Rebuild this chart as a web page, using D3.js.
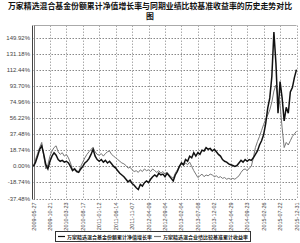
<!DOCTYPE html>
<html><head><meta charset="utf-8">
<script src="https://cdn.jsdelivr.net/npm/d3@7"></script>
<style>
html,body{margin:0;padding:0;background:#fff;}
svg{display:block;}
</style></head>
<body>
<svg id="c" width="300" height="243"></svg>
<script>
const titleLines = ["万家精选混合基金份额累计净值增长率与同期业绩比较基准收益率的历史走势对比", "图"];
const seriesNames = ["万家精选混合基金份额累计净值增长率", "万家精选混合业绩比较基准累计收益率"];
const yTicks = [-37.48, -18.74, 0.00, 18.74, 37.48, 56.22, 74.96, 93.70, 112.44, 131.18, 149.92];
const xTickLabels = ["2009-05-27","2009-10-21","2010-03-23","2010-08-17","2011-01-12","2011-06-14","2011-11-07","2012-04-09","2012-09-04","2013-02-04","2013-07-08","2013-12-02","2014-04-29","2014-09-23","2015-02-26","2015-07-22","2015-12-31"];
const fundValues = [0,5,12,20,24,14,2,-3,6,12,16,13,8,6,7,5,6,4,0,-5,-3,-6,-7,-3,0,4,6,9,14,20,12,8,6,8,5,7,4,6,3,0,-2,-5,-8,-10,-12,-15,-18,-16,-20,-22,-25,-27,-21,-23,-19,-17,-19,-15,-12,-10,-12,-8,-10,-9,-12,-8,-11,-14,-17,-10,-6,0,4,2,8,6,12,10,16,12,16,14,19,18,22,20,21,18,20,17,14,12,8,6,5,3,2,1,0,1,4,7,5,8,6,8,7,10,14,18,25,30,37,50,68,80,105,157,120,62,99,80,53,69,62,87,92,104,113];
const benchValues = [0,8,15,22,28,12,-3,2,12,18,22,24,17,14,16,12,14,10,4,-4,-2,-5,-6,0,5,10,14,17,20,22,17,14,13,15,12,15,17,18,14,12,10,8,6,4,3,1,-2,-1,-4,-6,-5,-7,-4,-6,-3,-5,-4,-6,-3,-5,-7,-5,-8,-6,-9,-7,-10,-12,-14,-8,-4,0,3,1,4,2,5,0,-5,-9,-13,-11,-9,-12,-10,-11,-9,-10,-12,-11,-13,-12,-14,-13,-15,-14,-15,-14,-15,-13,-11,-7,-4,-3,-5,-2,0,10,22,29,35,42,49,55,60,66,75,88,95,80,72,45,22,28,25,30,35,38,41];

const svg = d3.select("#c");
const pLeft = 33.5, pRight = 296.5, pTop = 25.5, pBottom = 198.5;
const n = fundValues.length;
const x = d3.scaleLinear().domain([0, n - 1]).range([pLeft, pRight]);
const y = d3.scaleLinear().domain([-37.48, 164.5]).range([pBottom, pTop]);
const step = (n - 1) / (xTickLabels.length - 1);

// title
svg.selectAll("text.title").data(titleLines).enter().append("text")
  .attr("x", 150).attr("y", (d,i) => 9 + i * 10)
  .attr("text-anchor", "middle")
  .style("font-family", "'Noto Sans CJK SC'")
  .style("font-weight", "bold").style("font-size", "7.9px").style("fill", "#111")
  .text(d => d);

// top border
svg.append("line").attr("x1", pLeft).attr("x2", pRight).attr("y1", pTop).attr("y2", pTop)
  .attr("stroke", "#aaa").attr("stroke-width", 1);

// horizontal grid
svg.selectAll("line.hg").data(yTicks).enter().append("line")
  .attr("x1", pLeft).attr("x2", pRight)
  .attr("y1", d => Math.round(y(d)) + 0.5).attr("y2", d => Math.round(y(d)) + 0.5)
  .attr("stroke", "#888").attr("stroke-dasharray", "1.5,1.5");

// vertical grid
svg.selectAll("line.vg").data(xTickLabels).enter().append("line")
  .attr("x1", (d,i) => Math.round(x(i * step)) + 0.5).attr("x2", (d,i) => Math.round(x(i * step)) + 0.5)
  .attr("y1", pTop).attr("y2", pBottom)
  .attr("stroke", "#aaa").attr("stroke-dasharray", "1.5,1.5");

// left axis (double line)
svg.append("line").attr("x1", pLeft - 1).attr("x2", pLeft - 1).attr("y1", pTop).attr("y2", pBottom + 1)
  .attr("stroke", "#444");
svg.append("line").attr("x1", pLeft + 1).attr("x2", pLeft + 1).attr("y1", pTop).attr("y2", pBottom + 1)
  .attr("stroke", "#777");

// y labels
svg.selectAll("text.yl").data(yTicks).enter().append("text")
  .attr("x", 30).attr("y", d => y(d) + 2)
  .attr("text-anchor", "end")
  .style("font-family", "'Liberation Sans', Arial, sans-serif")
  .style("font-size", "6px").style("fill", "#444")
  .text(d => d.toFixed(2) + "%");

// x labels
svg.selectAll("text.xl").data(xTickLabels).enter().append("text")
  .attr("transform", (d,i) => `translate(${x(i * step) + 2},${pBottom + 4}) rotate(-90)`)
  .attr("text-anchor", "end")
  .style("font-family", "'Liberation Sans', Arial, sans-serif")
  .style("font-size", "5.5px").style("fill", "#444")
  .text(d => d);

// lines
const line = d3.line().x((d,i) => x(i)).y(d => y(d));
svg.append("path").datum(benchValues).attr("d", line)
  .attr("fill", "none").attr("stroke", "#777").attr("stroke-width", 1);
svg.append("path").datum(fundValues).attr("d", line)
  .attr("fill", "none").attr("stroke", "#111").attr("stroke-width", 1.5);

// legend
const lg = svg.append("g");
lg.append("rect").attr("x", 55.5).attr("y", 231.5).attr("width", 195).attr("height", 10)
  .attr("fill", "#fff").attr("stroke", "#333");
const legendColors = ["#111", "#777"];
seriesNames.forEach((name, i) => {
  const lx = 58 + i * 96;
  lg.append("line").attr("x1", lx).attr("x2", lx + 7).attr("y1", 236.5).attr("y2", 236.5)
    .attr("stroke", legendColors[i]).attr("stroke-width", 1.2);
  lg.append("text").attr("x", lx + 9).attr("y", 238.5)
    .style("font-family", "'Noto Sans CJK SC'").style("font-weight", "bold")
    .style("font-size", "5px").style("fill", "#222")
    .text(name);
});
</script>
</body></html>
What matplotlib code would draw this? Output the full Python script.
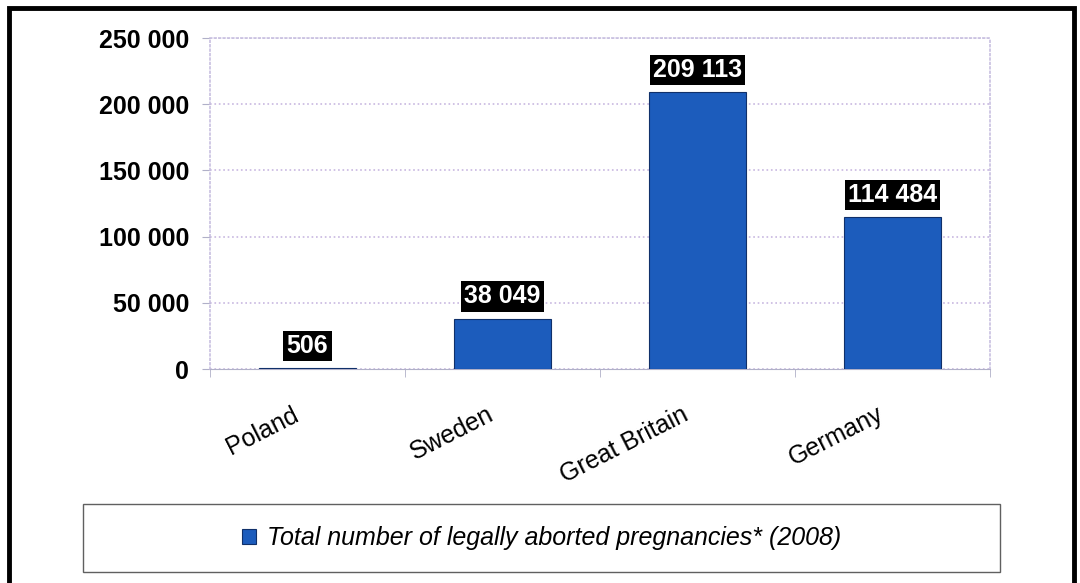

········

→ **WHAT IS NEEDED**: Give back each entry exactly as it appears, with no pictures.

→ **FINISHED ANSWER**:
Rebuild this chart as a web page, using D3.js.
<!DOCTYPE html>
<html><head><meta charset="utf-8">
<script src="https://cdn.jsdelivr.net/npm/d3@7"></script>
<style>
html,body{margin:0;padding:0;background:#fff;}
svg{display:block;}
</style></head>
<body>
<svg id="c" width="300" height="243"></svg>
<script>
const titleLines = ["万家精选混合基金份额累计净值增长率与同期业绩比较基准收益率的历史走势对比", "图"];
const seriesNames = ["万家精选混合基金份额累计净值增长率", "万家精选混合业绩比较基准累计收益率"];
const yTicks = [-37.48, -18.74, 0.00, 18.74, 37.48, 56.22, 74.96, 93.70, 112.44, 131.18, 149.92];
const xTickLabels = ["2009-05-27","2009-10-21","2010-03-23","2010-08-17","2011-01-12","2011-06-14","2011-11-07","2012-04-09","2012-09-04","2013-02-04","2013-07-08","2013-12-02","2014-04-29","2014-09-23","2015-02-26","2015-07-22","2015-12-31"];
const fundValues = [0,5,12,20,24,14,2,-3,6,12,16,13,8,6,7,5,6,4,0,-5,-3,-6,-7,-3,0,4,6,9,14,20,12,8,6,8,5,7,4,6,3,0,-2,-5,-8,-10,-12,-15,-18,-16,-20,-22,-25,-27,-21,-23,-19,-17,-19,-15,-12,-10,-12,-8,-10,-9,-12,-8,-11,-14,-17,-10,-6,0,4,2,8,6,12,10,16,12,16,14,19,18,22,20,21,18,20,17,14,12,8,6,5,3,2,1,0,1,4,7,5,8,6,8,7,10,14,18,25,30,37,50,68,80,105,157,120,62,99,80,53,69,62,87,92,104,113];
const benchValues = [0,8,15,22,28,12,-3,2,12,18,22,24,17,14,16,12,14,10,4,-4,-2,-5,-6,0,5,10,14,17,20,22,17,14,13,15,12,15,17,18,14,12,10,8,6,4,3,1,-2,-1,-4,-6,-5,-7,-4,-6,-3,-5,-4,-6,-3,-5,-7,-5,-8,-6,-9,-7,-10,-12,-14,-8,-4,0,3,1,4,2,5,0,-5,-9,-13,-11,-9,-12,-10,-11,-9,-10,-12,-11,-13,-12,-14,-13,-15,-14,-15,-14,-15,-13,-11,-7,-4,-3,-5,-2,0,10,22,29,35,42,49,55,60,66,75,88,95,80,72,45,22,28,25,30,35,38,41];

const svg = d3.select("#c");
const pLeft = 33.5, pRight = 296.5, pTop = 25.5, pBottom = 198.5;
const n = fundValues.length;
const x = d3.scaleLinear().domain([0, n - 1]).range([pLeft, pRight]);
const y = d3.scaleLinear().domain([-37.48, 164.5]).range([pBottom, pTop]);
const step = (n - 1) / (xTickLabels.length - 1);

// title
svg.selectAll("text.title").data(titleLines).enter().append("text")
  .attr("x", 150).attr("y", (d,i) => 9 + i * 10)
  .attr("text-anchor", "middle")
  .style("font-family", "'Noto Sans CJK SC'")
  .style("font-weight", "bold").style("font-size", "7.9px").style("fill", "#111")
  .text(d => d);

// top border
svg.append("line").attr("x1", pLeft).attr("x2", pRight).attr("y1", pTop).attr("y2", pTop)
  .attr("stroke", "#aaa").attr("stroke-width", 1);

// horizontal grid
svg.selectAll("line.hg").data(yTicks).enter().append("line")
  .attr("x1", pLeft).attr("x2", pRight)
  .attr("y1", d => Math.round(y(d)) + 0.5).attr("y2", d => Math.round(y(d)) + 0.5)
  .attr("stroke", "#888").attr("stroke-dasharray", "1.5,1.5");

// vertical grid
svg.selectAll("line.vg").data(xTickLabels).enter().append("line")
  .attr("x1", (d,i) => Math.round(x(i * step)) + 0.5).attr("x2", (d,i) => Math.round(x(i * step)) + 0.5)
  .attr("y1", pTop).attr("y2", pBottom)
  .attr("stroke", "#aaa").attr("stroke-dasharray", "1.5,1.5");

// left axis (double line)
svg.append("line").attr("x1", pLeft - 1).attr("x2", pLeft - 1).attr("y1", pTop).attr("y2", pBottom + 1)
  .attr("stroke", "#444");
svg.append("line").attr("x1", pLeft + 1).attr("x2", pLeft + 1).attr("y1", pTop).attr("y2", pBottom + 1)
  .attr("stroke", "#777");

// y labels
svg.selectAll("text.yl").data(yTicks).enter().append("text")
  .attr("x", 30).attr("y", d => y(d) + 2)
  .attr("text-anchor", "end")
  .style("font-family", "'Liberation Sans', Arial, sans-serif")
  .style("font-size", "6px").style("fill", "#444")
  .text(d => d.toFixed(2) + "%");

// x labels
svg.selectAll("text.xl").data(xTickLabels).enter().append("text")
  .attr("transform", (d,i) => `translate(${x(i * step) + 2},${pBottom + 4}) rotate(-90)`)
  .attr("text-anchor", "end")
  .style("font-family", "'Liberation Sans', Arial, sans-serif")
  .style("font-size", "5.5px").style("fill", "#444")
  .text(d => d);

// lines
const line = d3.line().x((d,i) => x(i)).y(d => y(d));
svg.append("path").datum(benchValues).attr("d", line)
  .attr("fill", "none").attr("stroke", "#777").attr("stroke-width", 1);
svg.append("path").datum(fundValues).attr("d", line)
  .attr("fill", "none").attr("stroke", "#111").attr("stroke-width", 1.5);

// legend
const lg = svg.append("g");
lg.append("rect").attr("x", 55.5).attr("y", 231.5).attr("width", 195).attr("height", 10)
  .attr("fill", "#fff").attr("stroke", "#333");
const legendColors = ["#111", "#777"];
seriesNames.forEach((name, i) => {
  const lx = 58 + i * 96;
  lg.append("line").attr("x1", lx).attr("x2", lx + 7).attr("y1", 236.5).attr("y2", 236.5)
    .attr("stroke", legendColors[i]).attr("stroke-width", 1.2);
  lg.append("text").attr("x", lx + 9).attr("y", 238.5)
    .style("font-family", "'Noto Sans CJK SC'").style("font-weight", "bold")
    .style("font-size", "5px").style("fill", "#222")
    .text(name);
});
</script>
</body></html>
What matplotlib code would draw this? Output the full Python script.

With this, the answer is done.